Il faut presque nuit lorsque j'arrive à la plage de Chef de Baie. Je gare la voiture sur le parking que je ne reconnais presque pas avec la pénombre. J'ouvre la portière et troque mon dufflecoat contre mon gros manteau de ski Roxy. C'est qu'il ne fait pas chaud en ce samedi de décembre auprès de l'océan. Ca souffle fort. Je quitte le parking et en prenant la venelle je le vois, au bout, il est là, toujours le même : l'océan. Ca faisait longtemps et aussitôt, je regrette de ne pas êtr venue aux beaux jours. Mais je me ressaisi et me rabroue "Carpe Diem : on ne regarde pas si loin, ni dans le passé, ni dans le futur". Je descends la pente. A ma droite, l'esplanade de pelouse où l'été les cerf-volants décollent et volent au vent, où les gens sont allongés sur leur serviette, avec leur lusqiue ou leu instrument. Diantre que tout cela m'a manqué. Là, il fait froid, c'est l'hiver, et je suis toute seule assise sur mon muret. Face à la mer (Calogero) - enfin à l'océan- je regarde l'endroit où ma serviette de bain était posé la dernière fois que je suis venue ici, en juillet 2016... Et je me souviens... Flashback:
Une journée de Juillet à La Rochelle. Il fait beau, le soleil chauffe mes jambes et je bronze en écoutant les enfants crier sur la plage. J'ai la tête appuyée sur la main et mon chapeau ur ma tête. je regarde par de ssus mes lunettes les gens passer, certaines dames se raconter leurs vies pendant que les maris dorment ou se reposent. J'aime ces moments de repos. Je ne pense à rien? Je suis bien.

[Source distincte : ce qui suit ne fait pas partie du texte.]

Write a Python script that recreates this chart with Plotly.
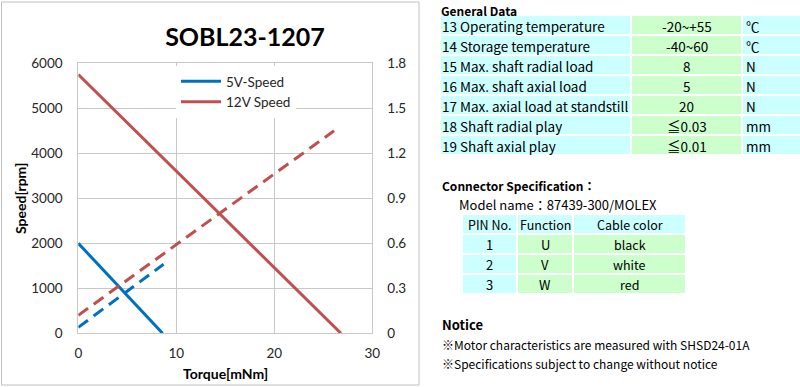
import plotly.graph_objects as go

# ---------------- data ----------------
torque_5v_speed = [0, 8.6]
speed_5v = [2000, 0]
torque_12v_speed = [0, 26.8]
speed_12v = [5750, 0]
torque_5v_current = [0, 8.7]
current_5v = [0.04, 0.46]
torque_12v_current = [0, 26.1]
current_12v = [0.12, 1.35]

x_ticks = [0, 10, 20, 30]
left_ticks = [0, 1000, 2000, 3000, 4000, 5000, 6000]
right_ticks = [0, 0.3, 0.6, 0.9, 1.2, 1.5, 1.8]
right_tick_labels = ["0", "0.3", "0.6", "0.9", "1.2", "1.5", "1.8"]

chart_title = "SOBL23-1207"
legend_names = ["5V-Speed", "12V Speed"]

general_numbers = ["13", "14", "15", "16", "17", "18", "19"]
general_items = ["Operating temperature", "Storage temperature", "Max. shaft radial load",
                 "Max. shaft axial load", "Max. axial load at standstill",
                 "Shaft radial play", "Shaft axial play"]
general_values = ["-20~+55", "-40~60", "8", "5", "20", "≦0.03", "≦0.01"]
general_units = ["℃", "℃", "N", "N", "N", "mm", "mm"]

conn_header = ["PIN No.", "Function", "Cable color"]
conn_pins = ["1", "2", "3"]
conn_functions = ["U", "V", "W"]
conn_colors = ["black", "white", "red"]

notice_lines = ["※Motor characteristics are measured with SHSD24-01A",
                "※Specifications subject to change without notice"]

# ---------------- style ----------------
W, H = 800, 387
BLUE = "#0070C0"
RED = "#C0504D"
GRID = "#C8C8C8"
CYAN = "#CCFFFF"
GREEN = "#CCFFCC"
CHART_FONT = "Lato"
JP_FONT = "Noto Sans CJK JP"


def fx(px):
    return px / W


def fy(py):
    return 1 - py / H


fig = go.Figure()
fig.add_trace(go.Scatter(x=torque_5v_speed, y=speed_5v, mode="lines", name=legend_names[0],
                         line=dict(color=BLUE, width=3)))
fig.add_trace(go.Scatter(x=torque_12v_speed, y=speed_12v, mode="lines", name=legend_names[1],
                         line=dict(color=RED, width=3)))
fig.add_trace(go.Scatter(x=torque_5v_current, y=current_5v, mode="lines", yaxis="y2",
                         showlegend=False, line=dict(color=BLUE, width=3, dash="12px,7px")))
fig.add_trace(go.Scatter(x=torque_12v_current, y=current_12v, mode="lines", yaxis="y2",
                         showlegend=False, line=dict(color=RED, width=3, dash="12px,7px")))

tickfont = dict(family=CHART_FONT, size=13.5, color="#262626")

fig.update_layout(
    width=W, height=H,
    margin=dict(l=0, r=0, t=0, b=0),
    paper_bgcolor="white", plot_bgcolor="white",
    showlegend=True,
    title=dict(text="<b>%s</b>" % chart_title, x=fx(245), y=fy(37), xanchor="center",
               yanchor="middle", font=dict(family=CHART_FONT, size=25, color="black")),
    xaxis=dict(domain=[fx(78.3), fx(372.3)], range=[0, 30], tickvals=x_ticks,
               showgrid=True, gridcolor=GRID, gridwidth=1, zeroline=False,
               showline=True, linecolor=GRID, linewidth=1, mirror=True,
               ticks="", tickfont=tickfont, automargin=False, ticklabelstandoff=7,
               fixedrange=True),
    yaxis=dict(domain=[fy(333.3), fy(63.3)], range=[0, 6000], tickvals=left_ticks,
               showgrid=True, gridcolor=GRID, gridwidth=1, zeroline=False,
               showline=True, linecolor=GRID, linewidth=1, mirror=True,
               ticks="", tickfont=tickfont, automargin=False, ticklabelstandoff=12,
               fixedrange=True),
    yaxis2=dict(overlaying="y", side="right", anchor="x", range=[0, 1.8],
                tickvals=right_ticks, ticktext=right_tick_labels, showgrid=False,
                zeroline=False, showline=False, ticks="", tickfont=tickfont,
                automargin=False, ticklabelstandoff=14, fixedrange=True),
    legend=dict(x=fx(176), y=fy(66), xanchor="left", yanchor="top", bgcolor="white",
                borderwidth=0, font=dict(family=CHART_FONT, size=13.5, color="#262626"),
                itemwidth=40, tracegroupgap=0),
)

shapes = []
annotations = []

# chart outer border
shapes.append(dict(type="rect", xref="paper", yref="paper", x0=fx(1.5), x1=fx(419),
                   y0=fy(385), y1=fy(2), line=dict(color="#C0C0C0", width=1),
                   fillcolor="rgba(0,0,0,0)", layer="below"))

# axis titles
annotations.append(dict(text="<b>Speed[rpm]</b>", x=fx(20), y=fy(199), xref="paper", yref="paper",
                        showarrow=False, textangle=-90, xanchor="center", yanchor="middle",
                        font=dict(family=CHART_FONT, size=14, color="black")))
annotations.append(dict(text="<b>Torque[mNm]</b>", x=fx(225), y=fy(373), xref="paper", yref="paper",
                        showarrow=False, xanchor="center", yanchor="middle",
                        font=dict(family=CHART_FONT, size=14, color="black")))


def text(t, px, py, size, anchor="left", bold=False, yanchor="middle"):
    annotations.append(dict(text=("<b>%s</b>" % t) if bold else t, x=fx(px), y=fy(py),
                            xref="paper", yref="paper", showarrow=False, xanchor=anchor,
                            yanchor=yanchor, borderpad=0,
                            font=dict(family=JP_FONT, size=size, color="black")))


def cell(x0, x1, y0, y1, color):
    shapes.append(dict(type="rect", xref="paper", yref="paper", x0=fx(x0), x1=fx(x1),
                       y0=fy(y1), y1=fy(y0), fillcolor=color,
                       line=dict(color="white", width=2), layer="below"))


# General data table
text("General Data", 440, 0.5, 12, bold=True, yanchor="top")
row_h = 20
top1 = 15
cols1 = [440, 631, 742, 801]
for i in range(len(general_items)):
    y0 = top1 + i * row_h
    cell(cols1[0], cols1[1], y0, y0 + row_h, CYAN)
    cell(cols1[1], cols1[2], y0, y0 + row_h, GREEN)
    cell(cols1[2], cols1[3], y0, y0 + row_h, CYAN)
    yc = y0 + row_h / 2 + 1
    text("%s %s" % (general_numbers[i], general_items[i]), 441, yc, 13.5)
    text(general_values[i], (cols1[1] + cols1[2]) / 2, yc, 13.5, anchor="center")
    text(general_units[i], 745, yc, 13.5)

# Connector specification
text("Connector Specification：", 441, 185, 12, bold=True)
text("Model name：87439-300/MOLEX", 458, 204, 13)
top2 = 214
cols2 = [462, 517, 573, 686]
for j, h in enumerate(conn_header):
    cell(cols2[j], cols2[j + 1], top2, top2 + row_h, CYAN)
    text(h, (cols2[j] + cols2[j + 1]) / 2, top2 + row_h / 2 + 0.5, 12.5, anchor="center")
for i in range(len(conn_pins)):
    y0 = top2 + (i + 1) * row_h
    row = [conn_pins[i], conn_functions[i], conn_colors[i]]
    fills = [CYAN, GREEN, GREEN]
    for j in range(3):
        cell(cols2[j], cols2[j + 1], y0, y0 + row_h, fills[j])
        text(row[j], (cols2[j] + cols2[j + 1]) / 2, y0 + row_h / 2 + 0.5,
             13 if j < 2 else 12.5, anchor="center")

# Notice
text("Notice", 441, 324, 13, bold=True)
for k, line in enumerate(notice_lines):
    text(line, 441, 344 + k * 19.5, 12)

fig.update_layout(shapes=shapes, annotations=annotations)
fig.write_html(
    "out.html",
    config={"displayModeBar": False},
    post_script="document.documentElement.style.margin='0';document.body.style.margin='0';"
                "document.body.style.overflow='hidden';",
)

Mais il est l’heure de laisser ma serviette, de quitter la plage. J’enfile une robe par-dessus mon maillot et hop !, direction l’EPHAD. Pas question de rater ma séance quotidienne de Scrabble avec Colette ! J'enfourche mon vélo aux super-pouvoirs et je file comme le vent sur le front de mer. Je tourne dans la zone industrielle et quelques minutes plus tard (merci le vélo électrique prété par tonton Thierry), j’arrive sur le parking. Deuxième étage. Je pousse sa porte et elle est là, prêt de sa fenêtre, dans son fauteuil, de ceux qui ont les pieds qui se relèvent ! Avec Colette, il y a toujours quelque chose à dire sur la météo « ahhh qu’il fait trop chaud, je dors mal » ou sur les goélands qui chantent au-dessus de sa fenêtre de chambre « les sales gouelles tiens, de la saleté ces bêtes-là ». Mais il y a toujours ce moment où ell me fait un signe de tête vers le placard de droite. Alors on installe le plateau de scrabble et les 2 chaises autour de la table. Ce moment où l’une comme l’autre, on est juste heureuses d’être là ensemble.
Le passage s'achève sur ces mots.